At a high level, here’s how we were able to accomplish the hack:
- We found design flaws that allowed us to gain control of the wireless access point that connected the building automation system to the Internet. We also discovered the device password stored in cleartext (not encrypted).
- From there, we found and accessed the BAS control software from the Internet.
- A flaw in the system diagnostics page allowed us to access configuration settings for the device, including encrypted passwords. We were able to decrypt the passwords and discover the password for the central command server, which controls stations for several buildings across North America.
- We were ultimately able to gain access to the central command server by using this password and connecting to the system from outside the building through the Wi-Fi network.
With control of the central BAS server, a malicious actor could tamper with the physical conditions of all the buildings controlled by this system. This type of control could lead to destruction of IT property by overheating data centers as well as impacting the physical comfort and safety of employees.
Thankfully, through the results of the experiment, we were able to bring these issues to the attention of BAS operators and device manufacturers, who patched the software vulnerabilities and made sure that the system itself was updated to prevent future hacks. That said, we learned firsthand that patching a building automation system is no easy feat, given the complex ecosystem of software, devices and ownership involved.
Improving Smart Building Security
The largest issue impacting smart office security is that there is no easy way to patch a building.

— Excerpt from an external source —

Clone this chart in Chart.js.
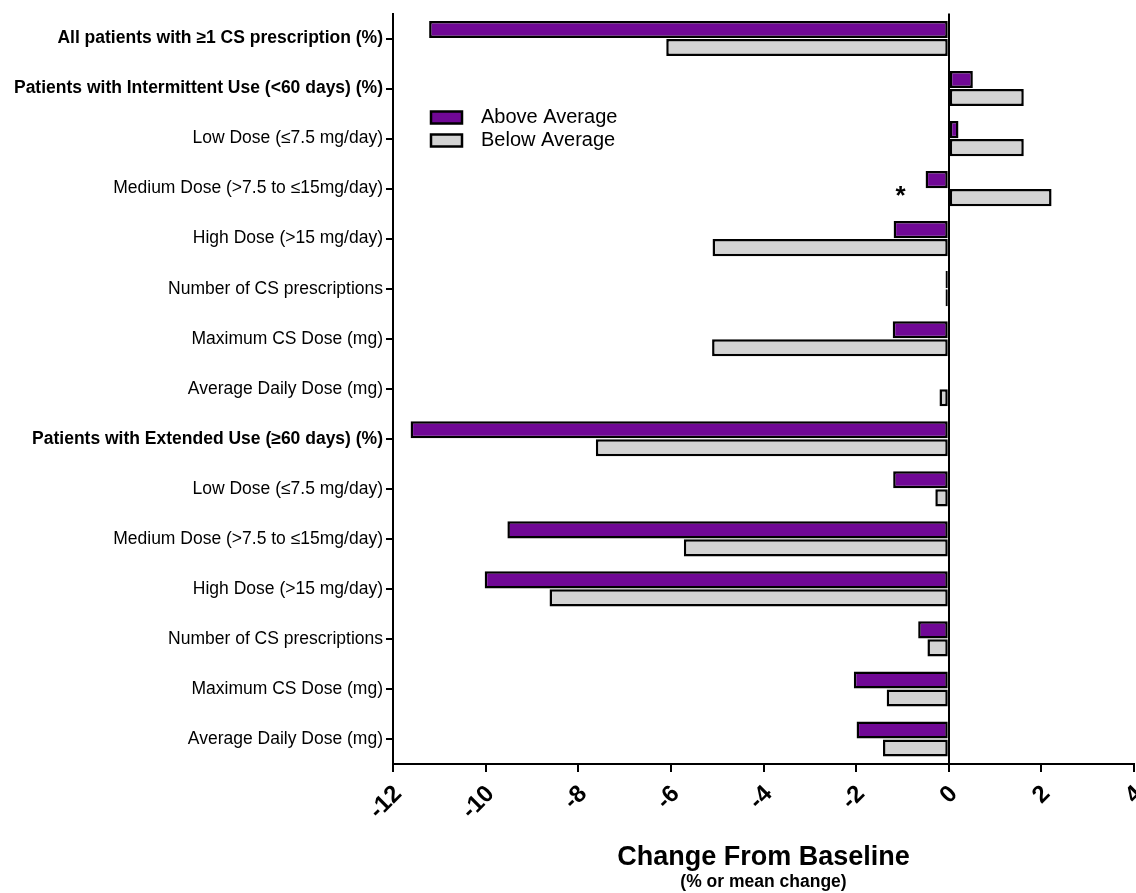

In our project, it took extensive work and coordination to not only get the vulnerabilities patched, but also to make sure those fixes actually made their way into the affected devices in the building.
There are several steps that building automation management companies and manufacturers can do to improve security at a basic level:
- The vulnerabilities we used to gain access could have been prevented by the software manufacturer employing secure engineering and coding practices. These would have allowed the manufacturer to better design controls for who has access to the software, avoid information leakage and include better password encryption.
- Use application security scanning tools to identify flaws in software and applications before they are deployed.
- Implement IP address restrictions to connect to the building automation system devices, especially if using public Internet.
- If possible, disable remote administration features and unnecessary ports on wireless routers. If remote administration is required for business purposes, add controls like two-factor authentication and login anomaly detection.
- Security incident and event management (SIEM) systems can be used to scan network activity between the router, BAS system and embedded devices to identify suspicious activity on the network.
- Stronger network security rules should be used on all devices — specifically, safer password practices would have gone a long way toward preventing the attack. Never reuse or share passwords between devices and avoid making these passwords predictable. Never store passwords in cleartext.
- Ensure that all your device software is up to date since new security issues are found every day.
Changing mindsets, policies and technologies to create secure connected buildings will take time, effort and investment. In the meantime, companies must start paying attention to the potential cybersecurity risks within their physical spaces in order to protect their building, employees and data. Continued research in this field will be critical to raise awareness about a growing problem with potentially catastrophic consequences.